1) Rates. Most major cards are now using a fixed rate plus prime formula to come up with the APR you are being charged. My Target Visa card has jumped from 13.99% to 19.99% in a month's time. I called and asked why. I was told my credit and payment history was excellent, my new low rate was based upon 13.00% plus 6.99% prime. Thank you for your business, and please don't forget to use your Target Visa wherever you need a Visa Card. And don't forget the cash advances, now at a low rate of 25.99%.
2) Late payments. For those of you who pay via mail, watch for late payment postings. I am convinced that Visa in particular is sitting on payments received in the mail before posting them, for the express purpose of making the payments late. This happened to me four times last year. I had mailed each of the payments at least 10 days before the due date. I'm sorry, it doesn't take the post office more than 10 days to deliver an envelope from Dallas to Las Vegas (payment center). If you are tagged with a late payment, you will be hit with a fee added to your account (typically $39.00), plus a hike in your interest rate.
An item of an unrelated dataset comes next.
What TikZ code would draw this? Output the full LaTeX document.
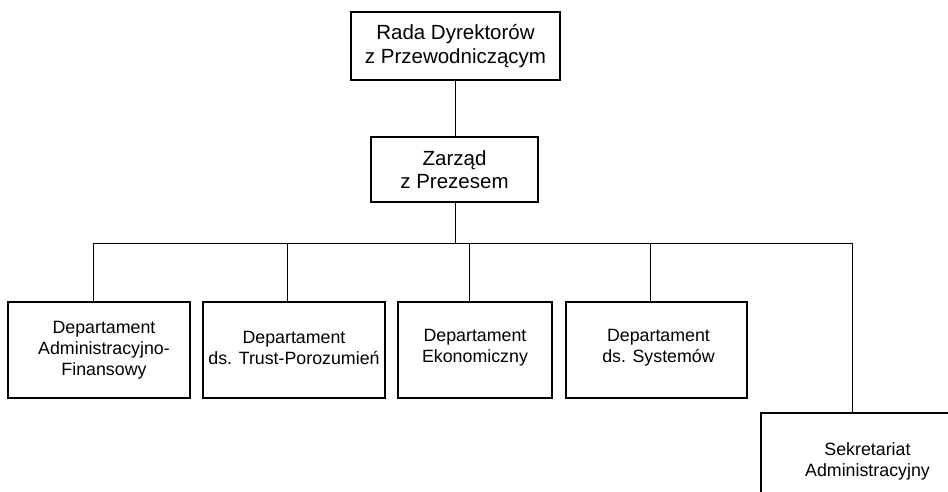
\documentclass[tikz,border=0pt]{standalone}
\usepackage{fontspec}
\setmainfont{Liberation Sans}
\begin{document}
\begin{tikzpicture}[x=1pt,y=-1pt,
  box/.style={draw=black,line width=2pt,inner sep=0pt,align=center},
  bigtext/.style={font=\fontsize{20.5}{23.5}\selectfont},
  dtext/.style={font=\fontsize{17.8}{21}\selectfont,align=center},
  conn/.style={draw=black,line width=1pt}]
\useasboundingbox (0,0) rectangle (948,492);
\fill[white] (0,0) rectangle (948,492);
\begin{scope}
\clip (0,0) rectangle (948,492);
\node[box,bigtext,minimum width=209pt,minimum height=68pt] (rada) at (455.5,46) {Rada Dyrektorów\\z Przewodniczącym};
\node[box,bigtext,minimum width=167pt,minimum height=65pt] (zarzad) at (454.5,169.5) {Zarząd\\z Prezesem};
\node[box,minimum width=182pt,minimum height=96pt,label={[dtext,xshift=5pt]center:Departament\\Administracyjno-\\Finansowy}] (d1) at (99,350) {};
\node[box,minimum width=182pt,minimum height=96pt,label={[dtext,yshift=2pt]center:Departament\\ds. Trust-Porozumień}] (d2) at (294,350) {};
\node[box,minimum width=154pt,minimum height=96pt,label={[dtext,yshift=2pt]center:Departament\\Ekonomiczny}] (d3) at (475,350) {};
\node[box,minimum width=181pt,minimum height=96pt,label={[dtext,xshift=2pt,yshift=2pt]center:Departament\\ds. Systemów}] (d4) at (656.5,350) {};
\node[box,minimum width=213pt,minimum height=96pt,label={[dtext]center:Sekretariat\\Administracyjny}] (sek) at (867.5,461) {};
\coordinate (j) at (455,243);
\draw[conn] ([xshift=-0.5pt]rada.south) -- ([xshift=-0.5pt]rada.south |- zarzad.north);
\draw[conn] ([xshift=0.5pt]zarzad.south) -- (j);
\draw[conn] ([xshift=-6pt]d1.north) |- (j);
\draw[conn] ([xshift=-7pt]d2.north) -- ([xshift=-7pt]d2.north |- j);
\draw[conn] ([xshift=-6pt]d3.north) -- ([xshift=-6pt]d3.north |- j);
\draw[conn] ([xshift=-6.5pt]d4.north) -- ([xshift=-6.5pt]d4.north |- j);
\draw[conn] ([xshift=92pt]sek.north west) |- (j);
\end{scope}
\end{tikzpicture}
\end{document}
3) Cards are going to start charging interest from the moment you purchase something, not at the end of the billing cycle. So, even if you pay off your bill in total each month, you are still paying interest charges.
Now, if you get mad about this, or you're victimized by these vultures, don't cancel your accounts in a fit of rage. I would suggest paying them off to a zero balance, and leaving the accounts open. Closing them will have a negative impact on your credit score.